Die US-Notenbank Fed will den in der Corona-Pandemie aufgedrehten Geldhahn allmählich abdrehen. Experten erwarten für die Zinssitzung heute (Mittwoch) einen Beschluss, die Wertpapierkäufe im Volumen von derzeit monatlich 120 Milliarden Dollar Zug um Zug zu verringern. Die im Fachjargon als Tapering bekannte Operation markiert eine geldpolitische Trendwende, die an den Finanzmärkten Spekulationen auf eine Zinserhöhung im nächsten Jahr auslöste.

Fed-Chef Jerome Powell hatte jüngst erklärt, es sei zwar an der Zeit, die Hilfen zurückzufahren, aber nicht die Zinsen zu erhöhen. Dies wäre verfrüht, betonte er. Derzeit liegt der Leitzins in einer Spanne von null bis 0,25 Prozent. "Die Fed wird sich aber zunächst bemühen, diese Debatte nicht noch weiter anzuheizen", meint Commerzbank-Chefökonom Jörg Krämer. 

Wie reagiert Powell auf die Inflation? 

Mit den Ankäufen von Staatsanleihen und Hypothekenpapieren in grossem Stil ist die Bilanz der Notenbank auf rund acht Billionen Dollar angewachsen. Laut Powell könnte das Tapering bereits Mitte nächsten Jahres abgeschlossen sein, womit es mit den Zukäufen dann ein Ende haben würde. Die Entscheidung der Fed steht auch vor dem Hintergrund der rasant steigenden Inflation an, die an der Kaufkraft der Verbraucher nagt. Im September kletterte die Teuerungsrate auf 5,4 Prozent und damit weit über das Ziel der Fed von zwei Prozent hinaus. 

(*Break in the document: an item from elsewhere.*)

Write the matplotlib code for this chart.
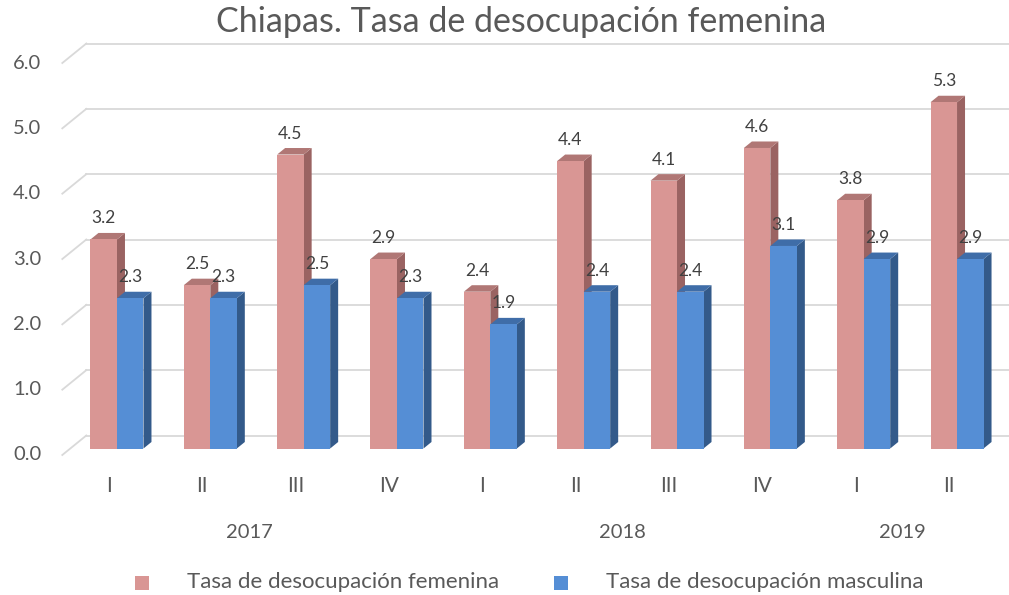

Kopfzerbrechen dürfte den Währungshütern auch bereiten, dass die Konjunktur im Sommer mit einem Plus beim Bruttoinlandsprodukt (BIP) um annualisiert 2,0 Prozent leicht schwächelte. "Die niedrigere Gangart der US-Wirtschaft sollte die US-Notenbank jedoch nicht davon abhalten, ihr Anleihekaufprogramm auslaufen zu lassen", meint LBBW-Ökonom Dirk Chlench. Die gesunkenen Corona-Fallzahlen sollten dazu beitragen, dass das Wachstum im vierten Quartal wieder etwas höher ausfallen werde.

Die geldpolitische Trendwende stehe bevor, meint auch Chefökonom Thomas Gitzel von der Liechtensteiner VP Bank. Für die ultra-expansive Linie als Antwort auf die Pandemie und ihre wirtschaftlichen Folgen bestehe schlicht keine Notwendigkeit mehr. Gitzel verweist darauf, dass die Fed im Zuge der Corona-Krisenpolitik ihre Anleihebestände glatt verdoppelt habe: Ihr Wertpapierbesitz liege nun bei rund acht Billionen Dollar.

BofA sieht unruhige Zeiten an den Börsen

Es sei nur eine Frage der Zeit, bis der Aktienmarkt gezwungen sei, das zunehmend ungünstige politische Umfeld für einen von der Zentralbankliquidität abhängigen Markt einzupreisen, schreiben Analysten der Bank of America (BofA), darunter Gonzalo Asis, in einer Notiz. Die Zinsmärkte würden angesichts der makroökonomischen Lage immer nervöser und preisten plötzliche grosse Änderungen der Zentralbankpolitik in den kommenden Monaten ein, während die Aktienmärkte bisher relativ unbeeindruckt von der Erwartung von Zinserhöhungen blieben.  Es sei unwahrscheinlich, dass diese Divergenz anhalte.